▶ _THE PROBLEM_
Determine how many lines contain the string "this", then reply with that figure only.

▶ _TASK INPUT_
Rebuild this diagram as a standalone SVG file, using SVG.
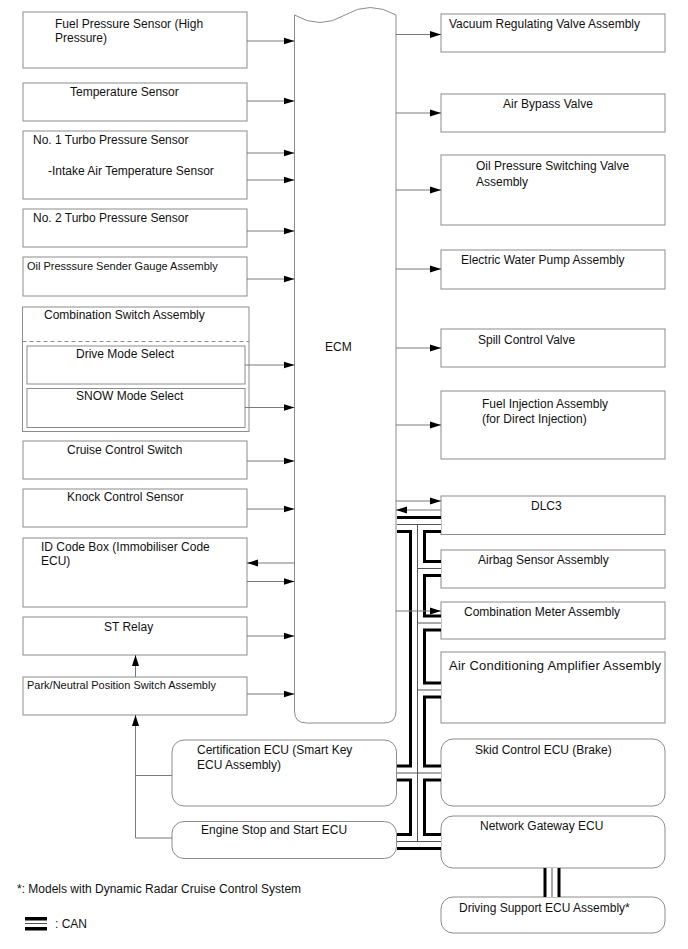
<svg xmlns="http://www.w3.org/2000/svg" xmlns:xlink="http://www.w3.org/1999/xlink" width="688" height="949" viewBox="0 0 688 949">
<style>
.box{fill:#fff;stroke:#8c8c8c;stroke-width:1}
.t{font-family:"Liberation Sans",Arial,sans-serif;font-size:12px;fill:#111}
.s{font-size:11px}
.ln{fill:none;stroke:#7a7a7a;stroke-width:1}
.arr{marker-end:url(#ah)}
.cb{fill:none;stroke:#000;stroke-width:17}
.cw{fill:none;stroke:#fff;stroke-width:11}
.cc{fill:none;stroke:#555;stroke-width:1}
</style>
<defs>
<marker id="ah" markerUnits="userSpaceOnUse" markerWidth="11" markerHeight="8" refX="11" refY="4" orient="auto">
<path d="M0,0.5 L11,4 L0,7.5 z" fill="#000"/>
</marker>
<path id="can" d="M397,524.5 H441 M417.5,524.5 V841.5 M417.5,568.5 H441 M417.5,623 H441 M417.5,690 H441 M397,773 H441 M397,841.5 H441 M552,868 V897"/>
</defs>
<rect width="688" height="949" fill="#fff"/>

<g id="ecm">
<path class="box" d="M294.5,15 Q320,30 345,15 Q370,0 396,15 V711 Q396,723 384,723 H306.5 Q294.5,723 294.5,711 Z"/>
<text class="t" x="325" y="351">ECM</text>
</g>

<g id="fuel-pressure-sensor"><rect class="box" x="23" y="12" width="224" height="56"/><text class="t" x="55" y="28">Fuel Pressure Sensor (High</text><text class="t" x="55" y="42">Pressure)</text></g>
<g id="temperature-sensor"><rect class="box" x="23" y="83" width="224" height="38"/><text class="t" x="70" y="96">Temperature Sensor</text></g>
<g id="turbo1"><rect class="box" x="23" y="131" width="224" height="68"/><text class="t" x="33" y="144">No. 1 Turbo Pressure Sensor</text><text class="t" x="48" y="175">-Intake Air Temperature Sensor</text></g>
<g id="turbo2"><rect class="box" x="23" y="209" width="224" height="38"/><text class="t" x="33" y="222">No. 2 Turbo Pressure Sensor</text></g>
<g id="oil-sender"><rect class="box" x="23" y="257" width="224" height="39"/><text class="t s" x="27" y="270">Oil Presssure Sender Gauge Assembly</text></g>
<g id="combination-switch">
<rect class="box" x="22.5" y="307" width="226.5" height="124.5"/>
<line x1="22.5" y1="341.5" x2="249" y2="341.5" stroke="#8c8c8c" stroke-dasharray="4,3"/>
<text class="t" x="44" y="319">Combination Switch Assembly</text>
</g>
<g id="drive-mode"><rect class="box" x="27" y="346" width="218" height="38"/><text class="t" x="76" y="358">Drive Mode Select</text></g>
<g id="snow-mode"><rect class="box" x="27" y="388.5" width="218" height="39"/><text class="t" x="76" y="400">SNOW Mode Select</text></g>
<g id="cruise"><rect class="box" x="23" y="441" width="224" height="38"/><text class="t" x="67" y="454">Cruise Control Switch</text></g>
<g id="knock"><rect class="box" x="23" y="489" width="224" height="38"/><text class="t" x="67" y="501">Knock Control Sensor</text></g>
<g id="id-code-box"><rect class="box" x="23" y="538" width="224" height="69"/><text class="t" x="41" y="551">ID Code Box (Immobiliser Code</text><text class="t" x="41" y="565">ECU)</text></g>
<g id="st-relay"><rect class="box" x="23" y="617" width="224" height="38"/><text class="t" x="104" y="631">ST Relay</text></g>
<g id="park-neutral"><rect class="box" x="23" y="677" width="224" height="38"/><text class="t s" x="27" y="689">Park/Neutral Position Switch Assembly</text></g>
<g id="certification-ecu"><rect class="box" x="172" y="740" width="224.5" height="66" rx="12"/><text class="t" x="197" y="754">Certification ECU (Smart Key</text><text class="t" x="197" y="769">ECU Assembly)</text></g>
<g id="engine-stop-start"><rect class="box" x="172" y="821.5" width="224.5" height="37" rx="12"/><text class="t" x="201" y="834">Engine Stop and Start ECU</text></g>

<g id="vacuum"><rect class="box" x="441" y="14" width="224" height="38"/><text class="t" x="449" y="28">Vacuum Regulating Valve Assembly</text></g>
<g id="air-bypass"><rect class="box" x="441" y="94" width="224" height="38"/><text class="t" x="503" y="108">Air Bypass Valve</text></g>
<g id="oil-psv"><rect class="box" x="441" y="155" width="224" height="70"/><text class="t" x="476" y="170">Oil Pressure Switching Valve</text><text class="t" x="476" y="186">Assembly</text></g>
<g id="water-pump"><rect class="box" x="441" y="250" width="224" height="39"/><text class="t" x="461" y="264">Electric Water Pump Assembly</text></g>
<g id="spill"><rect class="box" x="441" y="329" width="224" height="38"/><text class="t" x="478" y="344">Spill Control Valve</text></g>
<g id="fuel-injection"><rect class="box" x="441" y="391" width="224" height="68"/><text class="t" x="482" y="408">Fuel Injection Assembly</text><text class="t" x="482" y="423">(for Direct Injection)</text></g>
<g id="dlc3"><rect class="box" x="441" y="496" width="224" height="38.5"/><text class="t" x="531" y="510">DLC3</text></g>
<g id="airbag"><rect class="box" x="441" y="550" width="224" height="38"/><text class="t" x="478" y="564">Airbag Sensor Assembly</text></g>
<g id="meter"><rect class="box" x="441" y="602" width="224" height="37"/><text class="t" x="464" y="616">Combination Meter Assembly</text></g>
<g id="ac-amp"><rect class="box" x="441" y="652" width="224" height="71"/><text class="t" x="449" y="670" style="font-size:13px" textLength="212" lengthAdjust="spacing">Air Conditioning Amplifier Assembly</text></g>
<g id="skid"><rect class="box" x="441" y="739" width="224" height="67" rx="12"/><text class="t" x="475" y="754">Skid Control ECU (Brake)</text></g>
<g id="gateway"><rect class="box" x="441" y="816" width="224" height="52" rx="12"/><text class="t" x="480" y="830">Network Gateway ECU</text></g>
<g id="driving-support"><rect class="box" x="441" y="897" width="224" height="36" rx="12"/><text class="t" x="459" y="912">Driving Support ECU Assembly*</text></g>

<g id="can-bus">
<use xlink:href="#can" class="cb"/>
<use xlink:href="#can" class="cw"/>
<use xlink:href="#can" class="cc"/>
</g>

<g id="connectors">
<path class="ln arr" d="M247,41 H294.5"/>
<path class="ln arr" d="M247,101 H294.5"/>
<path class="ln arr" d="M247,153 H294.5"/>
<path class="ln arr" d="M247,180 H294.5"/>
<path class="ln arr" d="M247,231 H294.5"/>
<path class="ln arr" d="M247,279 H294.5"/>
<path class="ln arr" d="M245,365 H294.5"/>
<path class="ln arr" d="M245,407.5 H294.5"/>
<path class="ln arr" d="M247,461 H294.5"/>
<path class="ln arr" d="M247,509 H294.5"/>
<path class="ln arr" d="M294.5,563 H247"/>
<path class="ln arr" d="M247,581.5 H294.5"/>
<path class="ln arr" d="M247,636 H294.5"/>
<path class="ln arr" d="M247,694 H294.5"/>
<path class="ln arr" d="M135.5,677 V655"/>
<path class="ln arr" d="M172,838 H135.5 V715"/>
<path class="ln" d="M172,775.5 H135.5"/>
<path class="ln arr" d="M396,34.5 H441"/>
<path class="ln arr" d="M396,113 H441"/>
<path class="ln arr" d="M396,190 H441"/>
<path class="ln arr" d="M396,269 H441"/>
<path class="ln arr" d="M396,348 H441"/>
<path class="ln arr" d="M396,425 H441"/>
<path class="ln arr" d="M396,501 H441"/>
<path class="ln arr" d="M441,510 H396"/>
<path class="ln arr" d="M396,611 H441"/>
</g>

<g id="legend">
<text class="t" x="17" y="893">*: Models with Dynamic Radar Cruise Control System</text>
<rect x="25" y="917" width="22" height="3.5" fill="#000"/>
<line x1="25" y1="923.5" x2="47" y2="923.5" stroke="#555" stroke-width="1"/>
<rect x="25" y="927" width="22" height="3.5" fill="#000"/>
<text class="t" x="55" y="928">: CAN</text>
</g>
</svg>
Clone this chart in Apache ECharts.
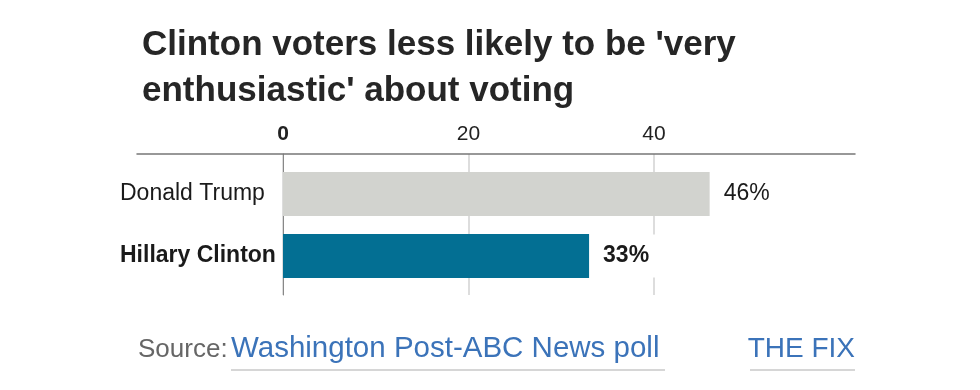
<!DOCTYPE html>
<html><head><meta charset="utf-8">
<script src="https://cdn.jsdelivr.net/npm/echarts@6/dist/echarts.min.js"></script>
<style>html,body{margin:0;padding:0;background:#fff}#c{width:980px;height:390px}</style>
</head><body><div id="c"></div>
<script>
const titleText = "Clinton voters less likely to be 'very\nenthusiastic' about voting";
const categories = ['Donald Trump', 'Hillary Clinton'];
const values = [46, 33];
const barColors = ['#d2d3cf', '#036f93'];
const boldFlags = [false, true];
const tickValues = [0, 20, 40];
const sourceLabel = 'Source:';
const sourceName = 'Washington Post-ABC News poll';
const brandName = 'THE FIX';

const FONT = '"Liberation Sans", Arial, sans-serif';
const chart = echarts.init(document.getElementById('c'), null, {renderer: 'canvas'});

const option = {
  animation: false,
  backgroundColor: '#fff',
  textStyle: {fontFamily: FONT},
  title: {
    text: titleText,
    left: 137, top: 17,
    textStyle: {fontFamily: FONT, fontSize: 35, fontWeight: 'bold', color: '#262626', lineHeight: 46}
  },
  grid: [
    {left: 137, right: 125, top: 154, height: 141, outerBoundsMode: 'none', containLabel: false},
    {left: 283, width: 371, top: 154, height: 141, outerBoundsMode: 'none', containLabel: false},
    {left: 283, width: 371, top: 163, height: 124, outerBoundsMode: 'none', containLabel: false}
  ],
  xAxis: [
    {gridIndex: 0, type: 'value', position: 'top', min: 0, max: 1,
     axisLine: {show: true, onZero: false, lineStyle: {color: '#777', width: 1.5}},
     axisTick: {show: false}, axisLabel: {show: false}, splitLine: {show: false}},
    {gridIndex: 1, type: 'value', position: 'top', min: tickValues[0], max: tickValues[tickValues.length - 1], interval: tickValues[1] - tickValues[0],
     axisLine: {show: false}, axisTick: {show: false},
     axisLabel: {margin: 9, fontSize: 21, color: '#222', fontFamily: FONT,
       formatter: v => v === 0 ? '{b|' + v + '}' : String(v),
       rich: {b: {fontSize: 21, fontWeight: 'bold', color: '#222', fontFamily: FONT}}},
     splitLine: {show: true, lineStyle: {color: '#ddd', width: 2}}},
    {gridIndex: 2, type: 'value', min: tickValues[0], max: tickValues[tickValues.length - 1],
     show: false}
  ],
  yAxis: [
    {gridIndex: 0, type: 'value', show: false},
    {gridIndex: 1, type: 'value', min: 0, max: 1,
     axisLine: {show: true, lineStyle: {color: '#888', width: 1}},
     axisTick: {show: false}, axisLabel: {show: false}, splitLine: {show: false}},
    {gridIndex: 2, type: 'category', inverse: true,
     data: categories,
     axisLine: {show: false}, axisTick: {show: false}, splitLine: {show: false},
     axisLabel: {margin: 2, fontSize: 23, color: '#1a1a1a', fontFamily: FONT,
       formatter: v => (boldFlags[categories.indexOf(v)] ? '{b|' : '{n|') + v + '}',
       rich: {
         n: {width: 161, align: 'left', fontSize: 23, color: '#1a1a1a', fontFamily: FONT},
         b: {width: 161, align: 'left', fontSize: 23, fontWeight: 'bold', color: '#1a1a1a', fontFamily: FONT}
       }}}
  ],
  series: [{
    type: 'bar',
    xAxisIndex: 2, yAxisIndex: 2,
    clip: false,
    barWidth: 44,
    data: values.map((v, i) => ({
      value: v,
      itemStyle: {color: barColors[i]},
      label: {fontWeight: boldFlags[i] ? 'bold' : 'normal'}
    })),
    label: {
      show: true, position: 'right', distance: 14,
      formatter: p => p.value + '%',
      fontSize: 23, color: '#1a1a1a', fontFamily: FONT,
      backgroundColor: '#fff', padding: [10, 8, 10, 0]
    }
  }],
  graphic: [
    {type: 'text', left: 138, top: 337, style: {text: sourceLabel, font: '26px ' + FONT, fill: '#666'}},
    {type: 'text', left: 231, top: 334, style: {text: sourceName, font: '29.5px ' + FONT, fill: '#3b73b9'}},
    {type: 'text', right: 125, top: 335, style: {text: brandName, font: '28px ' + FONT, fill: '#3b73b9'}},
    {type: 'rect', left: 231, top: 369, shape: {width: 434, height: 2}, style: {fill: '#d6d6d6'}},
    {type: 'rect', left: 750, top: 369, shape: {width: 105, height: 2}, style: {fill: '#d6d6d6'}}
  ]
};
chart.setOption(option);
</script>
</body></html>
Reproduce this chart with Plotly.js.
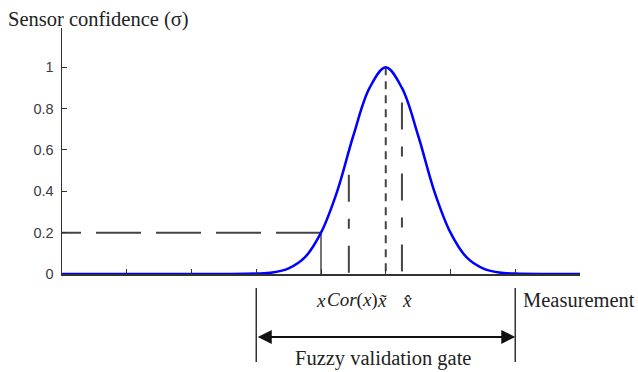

▶ _TASK RESULT_
3